The bird's status remains uncertain. Major taxonomic systems treat it as a full species with no subspecies. However, some authors continue to suggest it as a subspecies of S. nigricollis, others suggest it is a variant but not a full subspecies of S. nigricollis, and still others suggest it is a hybrid between S. nigricollis and the double-collared seedeater (S. caerulescens). The South American Classification Committee is seeking a proposal to settle the matter.

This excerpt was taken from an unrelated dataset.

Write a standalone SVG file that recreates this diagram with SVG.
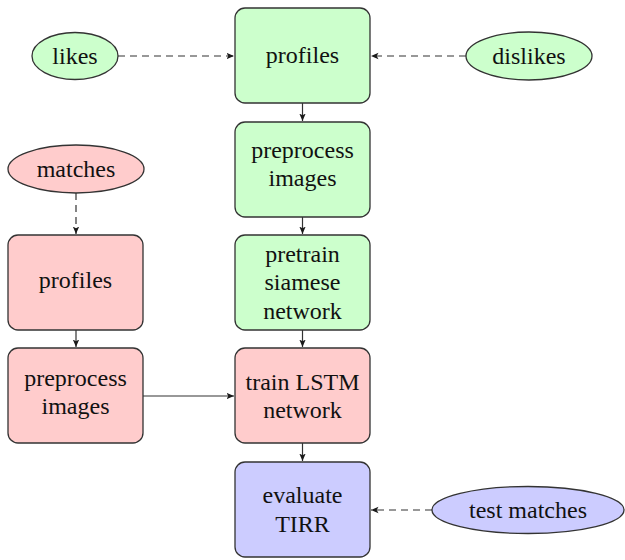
<svg xmlns="http://www.w3.org/2000/svg" width="625" height="560" viewBox="0 0 625 560">
<defs>
<marker id="ah" markerUnits="userSpaceOnUse" markerWidth="10" markerHeight="8" refX="7.5" refY="3.5" orient="auto">
<path d="M0,0.3 L7.5,3.5 L0,6.7 L1.8,3.5 z" fill="#1a1a1a"/>
</marker>
</defs>
<style>
.box{stroke:#333;stroke-width:1.3}
.g{fill:#ccffcc}.r{fill:#ffcccc}.b{fill:#ccccff}
text{font-size:24px;fill:#111;text-anchor:middle}
.c{stroke:#333;stroke-width:1.2;fill:none;marker-end:url(#ah)}
.d{stroke-dasharray:7 5}
</style>
<g font-family="'Liberation Serif', 'DejaVu Serif', serif">
<g id="n-profiles"><rect class="box g" x="235" y="8" width="135" height="95" rx="10"/><text x="302.5" y="63">profiles</text></g>
<g id="n-pre"><rect class="box g" x="235" y="122" width="135" height="95" rx="10"/><text x="302.5" y="158">preprocess</text><text x="302.5" y="186">images</text></g>
<g id="n-siamese"><rect class="box g" x="235" y="235" width="135" height="95" rx="10"/><text x="302.5" y="262">pretrain</text><text x="302.5" y="290">siamese</text><text x="302.5" y="319">network</text></g>
<g id="n-lstm"><rect class="box r" x="235" y="348" width="135" height="95" rx="10"/><text x="302.5" y="390">train LSTM</text><text x="302.5" y="418">network</text></g>
<g id="n-eval"><rect class="box b" x="235" y="462" width="135" height="95" rx="10"/><text x="302.5" y="503">evaluate</text><text x="302.5" y="532">TIRR</text></g>
<g id="n-mprofiles"><rect class="box r" x="8" y="235" width="135" height="95" rx="10"/><text x="75.5" y="288">profiles</text></g>
<g id="n-mpre"><rect class="box r" x="8" y="348" width="135" height="95" rx="10"/><text x="75.5" y="386">preprocess</text><text x="75.5" y="414">images</text></g>
<g id="n-likes"><ellipse class="box g" cx="75" cy="56" rx="43" ry="23.5"/><text x="75" y="64">likes</text></g>
<g id="n-dislikes"><ellipse class="box g" cx="529" cy="56" rx="63" ry="24"/><text x="529" y="64">dislikes</text></g>
<g id="n-matches"><ellipse class="box r" cx="76" cy="169" rx="68" ry="24"/><text x="76" y="177">matches</text></g>
<g id="n-test"><ellipse class="box b" cx="528" cy="510" rx="96" ry="23.5"/><text x="528" y="518">test matches</text></g>
</g>
<g id="connectors">
<line class="c d" x1="118" y1="56" x2="234" y2="56"/>
<line class="c d" x1="466" y1="56" x2="371" y2="56"/>
<line class="c d" x1="76" y1="193" x2="76" y2="234"/>
<line class="c d" x1="432" y1="510" x2="371" y2="510"/>
<line class="c" x1="302.5" y1="103" x2="302.5" y2="121"/>
<line class="c" x1="302.5" y1="217" x2="302.5" y2="234"/>
<line class="c" x1="302.5" y1="330" x2="302.5" y2="347"/>
<line class="c" x1="302.5" y1="443" x2="302.5" y2="461"/>
<line class="c" x1="76" y1="330" x2="76" y2="347"/>
<line class="c" x1="143" y1="396" x2="234" y2="396"/>
</g>
</svg>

This article follows the full-species model.

==Description==

DuBois's seedeater is about 11 cm long. It has a short thick bill with a rounded culmen. The species is sexually dimorphic. Adult males have a black head and nape. Their upperparts are grayish with some faint but darker streaks on the back. Their wings are mostly brownish with wide gray edges on the coverts and tertials. Their tail is also brownish. Their throat and upper breast are black with a sharp demarcation from the white underparts; the latter often have dark blurry spots on the flanks. Adult females have a warm buffy brown head, nape, upperparts, wings, and tail. Their throat, breast, and flanks are warm buffy brown, their belly and vent paler buff, and their crissum a darker buff. Both sexes have a dark brown iris and blackish legs. Males have a blue-gray bill and females a dusky one.

==Distribution and habitat==

DuBois's seedeater is found in southeastern Brazil in eastern Goias, southeastern Bahia, most of Minas Gerais, northern São Paulo state, Espirito Santo, and Rio de Janeiro state. It inhabits "shrubby and grassy places [and] roadsides" at elevations from sea level to 800 m.

==Behavior==
===Movement===

Some sources state that DuBois's seedeater is a non-migratory year-round resident. However, the map in van Perlo's field guide shows it as a resident in eastern Minas Gerais, Espirito Santo, and Rio de Janeiro state. It shows it present in the austral winter in the rest of its range.

===Feeding===

DuBois's seedeater feeds almost entirely on grass seeds. It plucks them while clinging to grass stems. It usually forages in small flocks that often include yellow-bellied seedeaters.

===Breeding===

Nothing is known about the breeding biology of DuBois's seedeater.

===Vocalization===

The song of DuBois's seedeater is almost identical to that of the local population of yellow-bellied seedeaters. It is "a loud and melodious warble with some doubled notes and an accented or different ending, tweew-tweew, chu-chu, tweeta-cheww-pheeeééé". Its call is "a high-pitched tiip.

==Status==

The IUCN has assessed DuBois's seedeater as being of Least Concern. It has a restricted range; its population size is not known but is believed to be increasing. No immediate threats have been identified. It is considered "frequent to uncommon" in both its resident and winter ranges.